Copy exactly the lines that run from the top of the listing to the line containing "96, 27, 27]", both ends included, and omit the pictures.

* * * * * * *

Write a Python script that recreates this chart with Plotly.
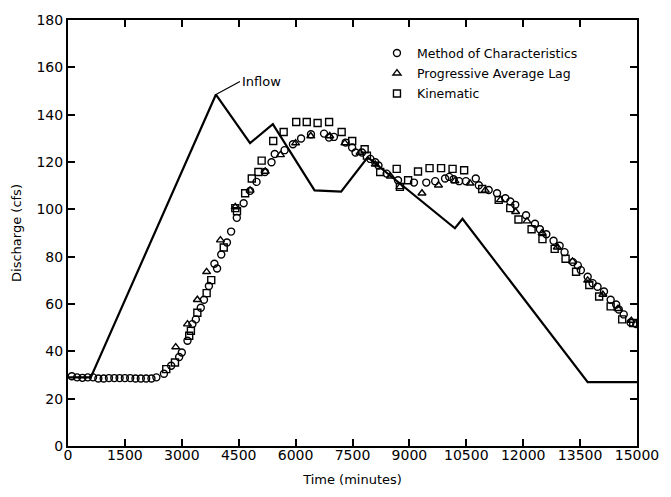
import plotly.graph_objects as go

# Inflow hydrograph (minutes, cfs)
inflow_t = [0, 600, 3900, 4800, 5400, 6500, 7200, 7900, 10200, 10400, 13700, 15000]
inflow_q = [29, 29, 148.5, 128, 136, 108, 107.5, 122, 92, 96, 27, 27]

# Method of Characteristics (circles)
moc_t = [100, 240, 380, 520, 660, 800, 940, 1080, 1220, 1360, 1500, 1640, 1780, 1920, 2060, 2200, 2330,
         2530, 2720, 2930, 3000, 3150, 3280, 3370, 3500, 3585, 3715, 3860, 3930, 4040, 4190, 4300,
         4450, 4630, 4800, 4970, 5190, 5365, 5450, 5710, 5930, 6145, 6405, 6750, 6880, 7010, 7320,
         7490, 7580, 7750, 7970, 8100, 8185, 8400, 8700, 9120, 9445, 9680, 9940, 10050, 10165, 10310,
         10490, 10750, 10830, 11090, 11310, 11530, 11660, 11790, 12075, 12310, 12440, 12610, 12800,
         12960, 13090, 13310, 13440, 13520, 13700, 13830, 13960, 14130, 14305, 14450, 14520, 14650,
         14830, 14980]
moc_q = [29.5, 29, 28.8, 29, 29, 28.5, 28.5, 28.7, 28.7, 28.7, 28.7, 28.7, 28.5, 28.5, 28.5, 28.5, 29,
         30.5, 33.9, 37.6, 39.5, 44.5, 51.5, 53.5, 58.4, 61.8, 67.6, 77, 75, 80.9, 86, 90.6,
         96.4, 102.6, 107.8, 111.6, 115.8, 119.9, 123.4, 125, 127.5, 129.9, 131.7, 132, 130.3, 130.6, 128.2,
         126.1, 124, 124, 121.3, 119.9, 118.5, 115.1, 112.3, 111.3, 111.3, 111.9, 113, 113.7, 112.7, 111.9,
         111.9, 113, 110.2, 108.2, 106.8, 104.7, 103.3, 101.9, 97.5, 93.9, 91.6, 89.5, 86.7,
         84.6, 81.9, 77.7, 76.3, 74.3, 71.5, 68.8, 67.3, 65.3, 61.8, 59.8, 57.7, 55.6,
         52.2, 51.5]

# Progressive Average Lag (triangles)
pal_t = [2840, 3150, 3410, 3654, 4019, 4409, 4800, 5200, 5600, 6000, 6400, 6900, 7300, 7700, 8100,
         8500, 8750, 9331, 9766, 10200, 10600, 11000, 11400, 11800, 12100, 12500, 12900, 13300, 13700,
         14100, 14500, 14850]
pal_q = [41.8, 51.5, 61.8, 73.6, 87, 101, 108, 116, 123, 128, 131, 131, 128, 124, 119,
         114, 109.5, 106.8, 110.2, 112, 111, 108, 104, 99, 95, 90, 84, 78, 70,
         64, 58, 53]

# Kinematic (squares)
kin_t = [2590, 2820, 3195, 3240, 3410, 3655, 3776, 4106, 4410, 4455, 4670, 4845, 5020, 5105, 5410,
         5685, 6016, 6294, 6580, 6883, 7214, 7492, 7820, 7880, 8230, 8665, 8750, 8966, 9227, 9531,
         9835, 10138, 10443, 10919, 11354, 11659, 11875, 12221, 12508, 12830, 13117, 13394, 13742,
         14002, 14305, 14609, 14900]
kin_q = [32.5, 35.3, 46.6, 48.7, 56.3, 64.6, 70.1, 83.9, 100.5, 99.2, 106.8, 113, 115.8, 120.6, 128.9,
         132.7, 136.9, 136.9, 136.5, 136.9, 132.7, 128.9, 125.4, 122.7, 115.8, 117.1, 109.5, 112.3, 116, 117.4,
         117.4, 117.1, 116.5, 108.6, 104, 100.5, 95.7, 91.6, 87.4, 83.3, 79.1, 73.6, 68,
         63.2, 59, 53.5, 52]

x_ticks = [0, 1500, 3000, 4500, 6000, 7500, 9000, 10500, 12000, 13500, 15000]
y_ticks = [0, 20, 40, 60, 80, 100, 120, 140, 160, 180]

FONT = "DejaVu Sans"

def mk(symbol):
    return dict(symbol=symbol, color="black", size=7, line=dict(color="black", width=1.4))

fig = go.Figure()
fig.add_trace(go.Scatter(x=inflow_t, y=inflow_q, mode="lines", line=dict(color="black", width=2.2),
                         showlegend=False, name="Inflow"))
fig.add_trace(go.Scatter(x=moc_t, y=moc_q, mode="markers", name="Method of Characteristics",
                         legendgroup="a", marker=mk("circle-open")))
fig.add_trace(go.Scatter(x=pal_t, y=pal_q, mode="markers", name="Progressive Average Lag",
                         legendgroup="b", marker=mk("triangle-up-open")))
fig.add_trace(go.Scatter(x=kin_t, y=kin_q, mode="markers", name="Kinematic",
                         legendgroup="c", marker=mk("square-open")))

fig.add_annotation(x=3900, y=148.5, xref="x", yref="y", text="Inflow", showarrow=True,
                   arrowhead=0, arrowwidth=1.2, arrowcolor="black", ax=24, ay=-13,
                   xanchor="left", font=dict(family=FONT, size=13, color="black"))

axis_common = dict(showline=True, linecolor="black", linewidth=2, mirror="allticks",
                   ticks="inside", ticklen=7, tickwidth=1.5, tickcolor="black",
                   showgrid=False, zeroline=False,
                   tickfont=dict(family=FONT, size=14, color="black"))

fig.update_layout(
    width=671, height=497,
    margin=dict(l=68, r=27, t=14, b=49),
    paper_bgcolor="white", plot_bgcolor="white",
    font=dict(family=FONT, color="black"),
    xaxis=dict(range=[0, 15000], tickvals=x_ticks, ticktext=[str(v) for v in x_ticks],
               ticklabelstandoff=-5,
               title=dict(text="Time (minutes)", font=dict(family=FONT, size=13, color="black"), standoff=13),
               **axis_common),
    yaxis=dict(range=[0, 180], tickvals=y_ticks, ticktext=[str(v) for v in y_ticks],
               title=dict(text="Discharge (cfs)", font=dict(family=FONT, size=13, color="black"), standoff=12),
               **axis_common),
    legend=dict(x=0.543, y=0.957, xanchor="left", yanchor="top", bgcolor="rgba(0,0,0,0)",
                font=dict(family=FONT, size=12.5, color="black"), itemsizing="trace",
                tracegroupgap=1, itemwidth=30),
)

fig.write_html("out.html")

* * * * * * *

EXERCISE RESPONSE:
Write a Python script that recreates this chart with Plotly.
import plotly.graph_objects as go

# Inflow hydrograph (minutes, cfs)
inflow_t = [0, 600, 3900, 4800, 5400, 6500, 7200, 7900, 10200, 10400, 13700, 15000]
inflow_q = [29, 29, 148.5, 128, 136, 108, 107.5, 122, 92, 96, 27, 27]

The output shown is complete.